§ COLLECTED DATA
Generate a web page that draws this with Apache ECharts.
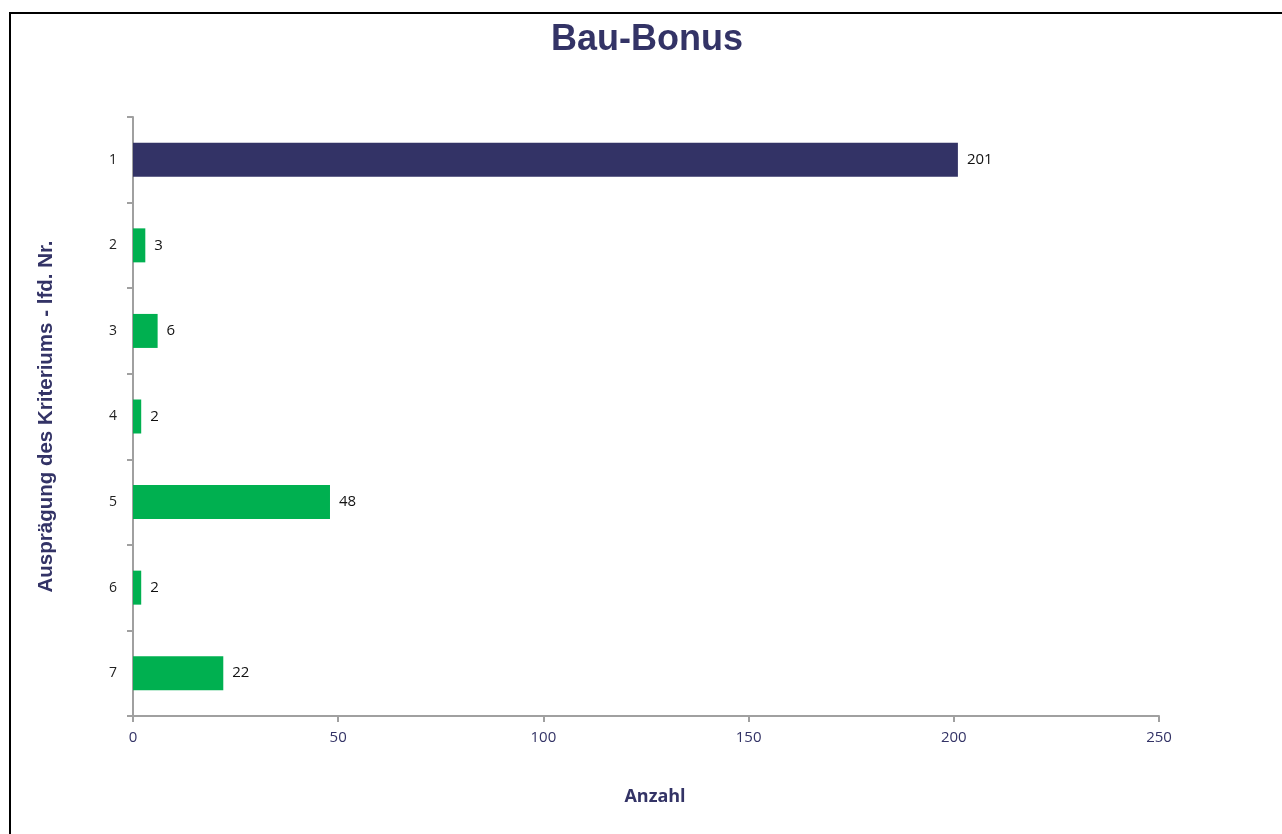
<!DOCTYPE html>
<html><head><meta charset="utf-8">
<script src="https://cdn.jsdelivr.net/npm/echarts@6/dist/echarts.min.js"></script>
<style>html,body{margin:0;padding:0;background:#fff}#c{width:1282px;height:834px}</style>
</head><body><div id="c"></div>
<script>
const categories = ['1','2','3','4','5','6','7'];
const values = [201, 3, 6, 2, 48, 2, 22];
const barColors = ['#333366','#00b050','#00b050','#00b050','#00b050','#00b050','#00b050'];
const xTicks = [0, 50, 100, 150, 200, 250];

const chart = echarts.init(document.getElementById('c'));
chart.setOption({
  animation: false,
  backgroundColor: '#fff',
  graphic: [
    {type:'line', shape:{x1:10,y1:13,x2:1282,y2:13}, style:{stroke:'#000',lineWidth:2}},
    {type:'line', shape:{x1:10,y1:12,x2:10,y2:834}, style:{stroke:'#000',lineWidth:2}}
  ],
  title: {
    text: 'Bau-Bonus', left: 642, top: 17, textAlign: 'center',
    textStyle: {fontFamily:'Liberation Sans', fontWeight:'bold', fontSize:36, color:'#333366'}
  },
  grid: {left:133, right:123, top:117, bottom:118},
  xAxis: {
    type:'value', min:0, max:250, interval:50,
    name:'Anzahl', nameLocation:'middle', nameGap:72,
    nameTextStyle:{fontFamily:'Open Sans', fontWeight:'bold', fontSize:18, color:'#333366', padding:[0,0,0,18]},
    axisLine:{show:true, lineStyle:{color:'#a0a0a0', width:2}},
    axisTick:{show:true, length:6, lineStyle:{color:'#a0a0a0', width:2}},
    splitLine:{show:false},
    axisLabel:{margin:14, fontFamily:'Open Sans', fontSize:15, color:'#333366',
      formatter: v => xTicks.includes(v) ? String(v) : ''}
  },
  yAxis: {
    type:'category', data:categories, inverse:true,
    name:'Ausprägung des Kriteriums - lfd. Nr.', nameLocation:'middle', nameGap:76, nameRotate:90,
    nameTextStyle:{fontFamily:'Liberation Sans', fontWeight:'bold', fontSize:20.5, color:'#333366'},
    axisLine:{show:true, lineStyle:{color:'#a0a0a0', width:2}},
    axisTick:{show:true, length:6, lineStyle:{color:'#a0a0a0', width:2}},
    axisLabel:{margin:16, fontFamily:'Open Sans', fontSize:14, color:'#222'}
  },
  series: [{
    type:'bar', barWidth:34,
    data: values.map((v,i)=>({value:v, itemStyle:{color:barColors[i]}})),
    label:{show:true, position:'right', distance:9, fontFamily:'Open Sans', fontSize:15, color:'#111'}
  }]
});
</script></body></html>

§ WHAT NEEDS TO BE DONE
Return the material line for line, from its beginning to the line that contains "const xTicks = [0, 50, 100, 150, 200, 250];", with the pictures left out.

§ ANSWER TO THIS TASK
Generate a web page that draws this with Apache ECharts.
<!DOCTYPE html>
<html><head><meta charset="utf-8">
<script src="https://cdn.jsdelivr.net/npm/echarts@6/dist/echarts.min.js"></script>
<style>html,body{margin:0;padding:0;background:#fff}#c{width:1282px;height:834px}</style>
</head><body><div id="c"></div>
<script>
const categories = ['1','2','3','4','5','6','7'];
const values = [201, 3, 6, 2, 48, 2, 22];
const barColors = ['#333366','#00b050','#00b050','#00b050','#00b050','#00b050','#00b050'];
const xTicks = [0, 50, 100, 150, 200, 250];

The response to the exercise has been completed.